◆ DATA SHOWN ◆
►
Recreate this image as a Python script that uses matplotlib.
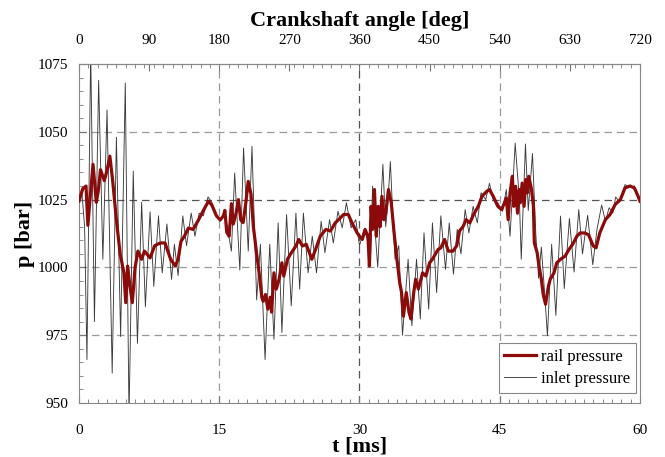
import numpy as np
import matplotlib
matplotlib.use("Agg")
import matplotlib.pyplot as plt
from matplotlib.ticker import MultipleLocator

plt.rcParams['font.family'] = ['Liberation Serif', 'DejaVu Serif']

# rail pressure trace: time [ms], pressure [bar]
rail_t = [0.0, 0.4, 0.75, 0.95, 1.2, 1.5, 1.85, 2.05, 2.3, 2.7, 2.95, 3.3, 3.6, 4.0, 4.4,
          4.8, 5.0, 5.2, 5.45, 5.7, 6.0, 6.3, 6.7, 7.0, 7.6, 8.1, 8.7, 9.2, 9.8, 10.3,
          10.6, 10.9, 11.35, 11.7, 12.2, 12.8, 13.3, 13.85, 14.2, 14.7, 15.1, 15.45, 15.6,
          15.8, 16.05, 16.3, 16.5, 16.8, 17.05, 17.3, 17.55, 17.85, 18.1, 18.4, 18.65, 19.0,
          19.3, 19.55, 19.7, 19.95, 20.2, 20.45, 20.6, 20.85, 21.1, 21.4, 21.7, 21.9, 22.3,
          22.6, 23.2, 23.5, 23.9, 24.3, 24.9, 25.3, 25.8, 26.4, 26.9, 27.4, 27.97, 28.3,
          28.8, 29.2, 29.75, 30.0, 30.3, 30.6, 30.9, 31.06, 31.24, 31.4, 31.6, 31.8, 32.0,
          32.2, 32.4, 32.6, 32.8, 33.1, 33.4, 33.7, 34.0, 34.3, 34.5, 34.7, 35.0, 35.3,
          35.5, 35.8, 36.0, 36.3, 36.75, 37.1, 37.5, 37.8, 38.4, 38.7, 39.1, 39.5, 40.0,
          40.4, 40.7, 41.1, 41.4, 41.8, 42.2, 42.7, 43.1, 43.6, 43.9, 44.3, 44.8, 45.2,
          45.5, 45.7, 45.9, 46.1, 46.35, 46.5, 46.7, 46.9, 47.1, 47.2, 47.4, 47.6, 47.8,
          47.96, 48.1, 48.4, 48.6, 48.7, 49.0, 49.2, 49.45, 49.65, 49.9, 50.2, 50.4, 50.8,
          51.1, 51.5, 52.0, 52.4, 52.8, 53.25, 53.6, 54.1, 54.5, 55.0, 55.3, 55.7, 56.3,
          56.8, 57.35, 57.9, 58.4, 58.95, 59.4, 59.8, 60.0]
rail_p = [1024.5, 1029, 1030, 1015.5, 1026, 1038, 1024, 1028, 1036, 1032, 1035, 1041, 1032,
          1017.5, 1005, 998, 987, 1000.5, 993, 987, 1000, 1006, 1003, 1006, 1003.5, 1008,
          1009, 1009, 1003, 1000.5, 1003, 1009.5, 1012, 1014.5, 1014, 1017.6, 1021, 1024.4,
          1023, 1019, 1017.5, 1019, 1021, 1013, 1011.5, 1023.5, 1016, 1020, 1025, 1017.5,
          1016.5, 1024, 1031.7, 1027, 1015, 1005, 997, 989, 987.5, 990, 984.6, 989, 983.5,
          998, 992, 995.6, 1001.7, 996.8, 1003, 1004.8, 1007.9, 1010.3, 1007.9, 1008.5,
          1003, 1006.6, 1011.5, 1014, 1013.4, 1016.4, 1018.3, 1019.5, 1019.5, 1016.4,
          1012.7, 1011.5, 1010.3, 1014, 1011.5, 1000.5, 1022.5, 1014, 1028.7, 1011.5,
          1022.5, 1015, 1026.2, 1017.6, 1020, 1028.7, 1023.8, 1012.7, 1003, 994.4, 990.7,
          982, 990.7, 983.3, 981, 990.7, 995.6, 992, 998, 996.8, 1001.7, 1003, 1006.6,
          1007.2, 1010.3, 1006, 1006, 1008, 1013.4, 1015.2, 1017.6, 1016.4, 1019.5, 1022.5,
          1026.2, 1028, 1028.7, 1026.2, 1022.5, 1021.3, 1023.8, 1025.6, 1017.6, 1027.5,
          1033.6, 1022.5, 1029.9, 1020, 1028.7, 1023.8, 1031.1, 1022.5, 1032.4, 1027.5,
          1033.6, 1028.7, 1022.5, 1009, 1005.4, 1000.5, 995.6, 990, 986.4, 993, 995.6, 998,
          1001.7, 1003, 1004.2, 1006.6, 1008.5, 1011.5, 1012.7, 1012.7, 1012, 1007.9,
          1007.2, 1012.7, 1017.6, 1019.5, 1023.2, 1025, 1029.3, 1030, 1029.3, 1026.2, 1024.4]

# inlet pressure trace: time [ms], pressure [bar]
inlet_t = [0.0, 0.3, 0.6, 0.85, 1.25, 1.65, 2.1, 2.55, 3.0, 3.55, 4.0, 4.45, 4.95, 5.35,
           5.8, 6.25, 6.7, 7.1, 7.6, 8.0, 8.5, 8.9, 9.4, 9.9, 10.2, 10.6, 11.1, 11.5, 12.0,
           12.4, 12.85, 13.3, 13.8, 14.2, 14.7, 15.1, 15.55, 15.9, 16.3, 16.65, 17.2, 17.6,
           18.1, 18.5, 19.0, 19.4, 19.9, 20.4, 20.85, 21.3, 21.7, 22.2, 22.7, 23.2, 23.6,
           24.0, 24.5, 24.95, 25.4, 25.9, 26.3, 26.8, 27.2, 27.7, 28.15, 28.6, 29.1, 29.6,
           30.0, 30.5, 30.9, 31.15, 31.4, 31.7, 31.95, 32.5, 32.8, 33.0, 33.3, 33.55, 33.8,
           34.2, 34.6, 35.2, 35.6, 36.1, 36.5, 36.9, 37.4, 37.8, 38.25, 38.7, 39.2, 39.6,
           40.05, 40.45, 40.85, 41.3, 41.7, 42.15, 42.6, 43.0, 43.5, 43.9, 44.3, 44.8, 45.3,
           45.7, 46.1, 46.65, 47.1, 47.3, 47.75, 48.05, 48.5, 48.85, 49.15, 49.45, 49.85,
           50.1, 50.55, 51.0, 51.5, 51.9, 52.45, 52.95, 53.45, 53.85, 54.4, 54.95, 55.4,
           55.9, 56.3, 56.7, 57.1, 57.4, 57.8, 58.4, 59.0, 59.4, 60.0]
inlet_p = [1025, 1028, 1015, 966, 1080, 980, 1069, 1003, 1058, 961, 1048, 974.5, 1068, 945,
           1035.5, 972, 1024, 985.5, 1020.5, 993, 1019, 998, 1016, 995.6, 1008.5, 997, 1019,
           1008, 1020, 1011.5, 1020, 1019, 1026, 1024, 1019.5, 1017, 1021, 1014, 1006, 1034.8,
           999, 1044, 1006, 1044.6, 988, 1008.5, 966, 1008.5, 973.5, 1016.4, 976, 1019.5,
           985.8, 1020, 992, 1020, 998, 1011.5, 998, 1017, 1005.4, 1017.6, 1009, 1020.7,
           1014.6, 1023.8, 1014.6, 1017.6, 1008, 1014, 1009.7, 1000.5, 1030, 1012, 1000, 1038,
           1015, 1022, 1039, 1020, 1003, 1008, 975, 1003, 978.5, 1003, 981, 1012.7, 984.6,
           1016.4, 990.7, 1019, 999.3, 1016.4, 997.5, 1014, 1005, 1021.3, 1012.7, 1022.5,
           1016.4, 1027.5, 1025, 1031, 1025, 1023.8, 1020.7, 1028.7, 1011.5, 1045.8, 1025,
           1003, 1045.5, 1021, 1042, 1012.7, 996, 1007.5, 988, 974.8, 1008.5, 982.3, 1018.9,
           992.2, 1018, 998.3, 1021.3, 1005, 1019.2, 1001, 1014, 1023, 1017, 1022, 1020, 1026,
           1024, 1030.5, 1029.5, 1030, 1024.4]

t_ticks = [0, 15, 30, 45, 60]
p_ticks = [950, 975, 1000, 1025, 1050, 1075]
deg_ticks = [0, 90, 180, 270, 360, 450, 540, 630, 720]

fig = plt.figure(figsize=(6.65, 4.57), dpi=100)
ax = fig.add_axes([0.1188, 0.1182, 0.8436, 0.7418])

# dashed grid, with the 1025 bar and 30 ms lines drawn darker
for tv in t_ticks[1:-1]:
    c = '#555555' if tv == 30 else '#9a9a9a'
    ax.axvline(tv, color=c, lw=0.9, ls=(0, (6, 4)), zorder=1)
for pv in p_ticks[1:-1]:
    c = '#555555' if pv == 1025 else '#9a9a9a'
    ax.axhline(pv, color=c, lw=0.9, ls=(0, (6, 4)), zorder=1)

ax.plot(inlet_t, inlet_p, color='#3c3c3c', lw=0.65, zorder=2, label='inlet pressure')
ax.plot(rail_t, rail_p, color='#8b0a0a', lw=2.3, zorder=3, label='rail pressure')

ax.set_xlim(0, 60)
ax.set_ylim(950, 1075)
ax.set_xticks(t_ticks)
ax.set_yticks(p_ticks)
ax.xaxis.set_minor_locator(MultipleLocator(1))
ax.yaxis.set_minor_locator(MultipleLocator(5))
ax.tick_params(which='both', direction='in', labelsize=11, colors='#777777',
               labelcolor='black', top=False, right=False)
ax.tick_params(axis='x', which='major', length=5, pad=15)
ax.tick_params(axis='y', which='major', length=5, pad=8)
ax.tick_params(which='minor', length=3)
for s in ax.spines.values():
    s.set_color('#888888')

ax.set_xlabel('t [ms]', fontsize=16, fontweight='bold', labelpad=0)
ax.set_ylabel('p [bar]', fontsize=16, fontweight='bold', labelpad=2)

top = ax.secondary_xaxis('top', functions=(lambda t: t * 12.0, lambda d: d / 12.0))
top.set_xticks(deg_ticks)
top.xaxis.set_minor_locator(MultipleLocator(12))
top.tick_params(which='both', direction='in', labelsize=11, colors='#777777',
                labelcolor='black')
top.tick_params(which='major', length=5, pad=12)
top.tick_params(which='minor', length=3)
top.spines['top'].set_color('#888888')
top.set_xlabel('Crankshaft angle [deg]', fontsize=16, fontweight='bold', labelpad=6)

h, l = ax.get_legend_handles_labels()
leg = ax.legend(h[::-1], l[::-1], loc='lower right', bbox_to_anchor=(0.993, 0.03),
                borderaxespad=0, fontsize=12, fancybox=False, framealpha=1,
                edgecolor='#888888', handlelength=1.9, borderpad=0.35,
                labelspacing=0.35, handletextpad=0.3)
leg.get_frame().set_linewidth(0.8)

fig.savefig('out.png', dpi=100)
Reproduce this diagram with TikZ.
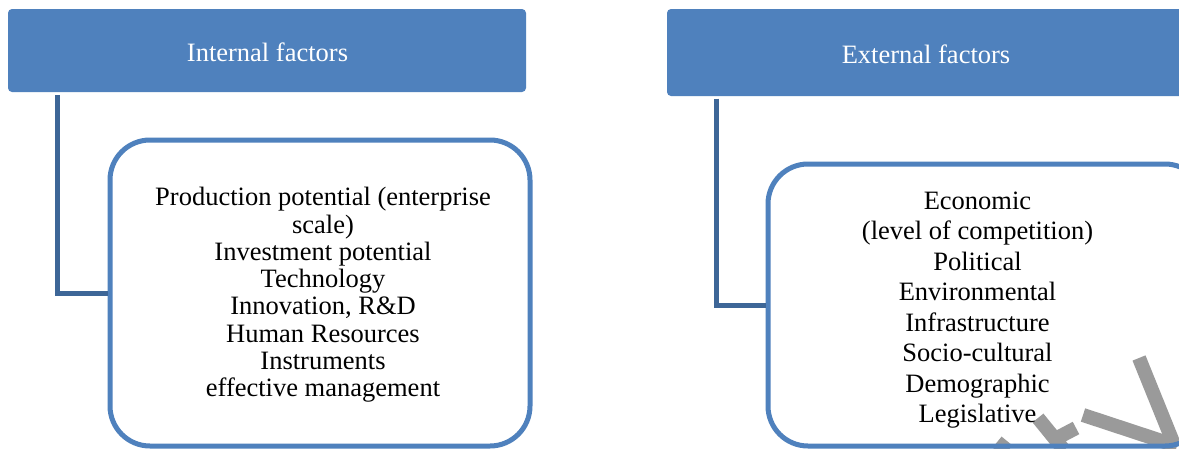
\documentclass[tikz,border=0pt]{standalone}
\usepackage{fontspec}
\setmainfont{Liberation Serif}
\definecolor{hdrblue}{HTML}{4F81BD}
\definecolor{connblue}{HTML}{3D6697}
\definecolor{wmgray}{HTML}{9A9A9A}
\tikzset{
  header/.style={fill=hdrblue, draw=none, rounded corners=4pt, text=white,
    font=\fontsize{26.5}{30}\selectfont, inner sep=0pt},
  itembox/.style={draw=hdrblue, line width=5pt, rounded corners=40pt, inner sep=0pt},
  itemtext/.style={align=center, inner sep=0pt, text=black},
  conn/.style={draw=connblue, line width=5pt},
  wm/.style={draw=wmgray, line width=14pt}
}
\begin{document}
\begin{tikzpicture}[x=1pt,y=-1pt]
\useasboundingbox (0,0) rectangle (1179,448);
\clip (0,0) rectangle (1179,448);
\fill[white] (0,0) rectangle (1179,448);
% watermark fragments
\draw[wm] (1139,358) -- (1173,442);
\draw[wm] (1083,415) -- (1177,446);
\draw[wm] (1038,418) -- (1064,450);
\draw[wm] (1057,438) -- (1076,428);
\draw[wm] (998,452) -- (1007,441);
% headers
\node[header, minimum width=518pt, minimum height=83pt] (hL) at (267,50.5) {};
\node[text=white, font=\fontsize{26.5}{30}\selectfont, inner sep=0pt] (tL) at (267.5,52) {Internal factors};
\node[header, minimum width=518pt, minimum height=87pt] (hR) at (926,52.5) {};
\node[text=white, font=\fontsize{26.5}{30}\selectfont, inner sep=0pt] (tR) at (926,54) {External factors};
% boxes
\node[itembox, minimum width=420pt, minimum height=306pt] (bL) at (320,293) {};
\node[itembox, minimum width=437pt, minimum height=282pt] (bR) at (986.5,305) {};
% texts
\node[itemtext, font=\fontsize{26.5}{27.3}\selectfont] (xL) at (323,295) {Production potential (enterprise\\scale)\\Investment potential\\Technology\\Innovation, R\&D\\Human Resources\\Instruments\\effective management};
\node[itemtext, font=\fontsize{26.5}{30.5}\selectfont] (xR) at (977.5,310) {Economic\\(level of competition)\\Political\\Environmental\\Infrastructure\\Socio-cultural\\Demographic\\Legislative};
% connectors
\coordinate (cL) at (57.5,95);
\coordinate (cR) at (716,98.5);
\draw[conn] (cL) |- (bL.west);
\draw[conn] (cR) |- (bR.west);
\end{tikzpicture}
\end{document}
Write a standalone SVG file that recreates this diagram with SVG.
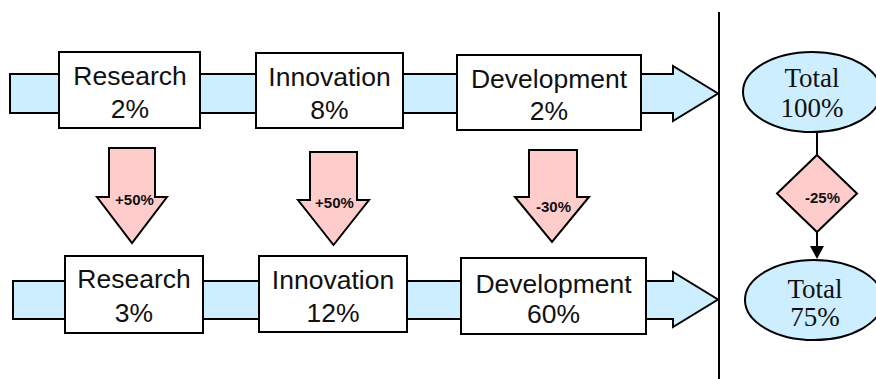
◄
◆ WRITTEN TASK ◆
Everything from the first line of the records through the line containing "plt.rcParams['font.family'] = ['Liberation" should be reproduced exactly, apart from the pictures.

◆ EXERCISE RESPONSE ◆
Recreate this image as a Python script that uses matplotlib.
import numpy as np
import matplotlib
matplotlib.use("Agg")
import matplotlib.pyplot as plt
from matplotlib.ticker import MultipleLocator

plt.rcParams['font.family'] = ['Liberation Serif', 'DejaVu Serif']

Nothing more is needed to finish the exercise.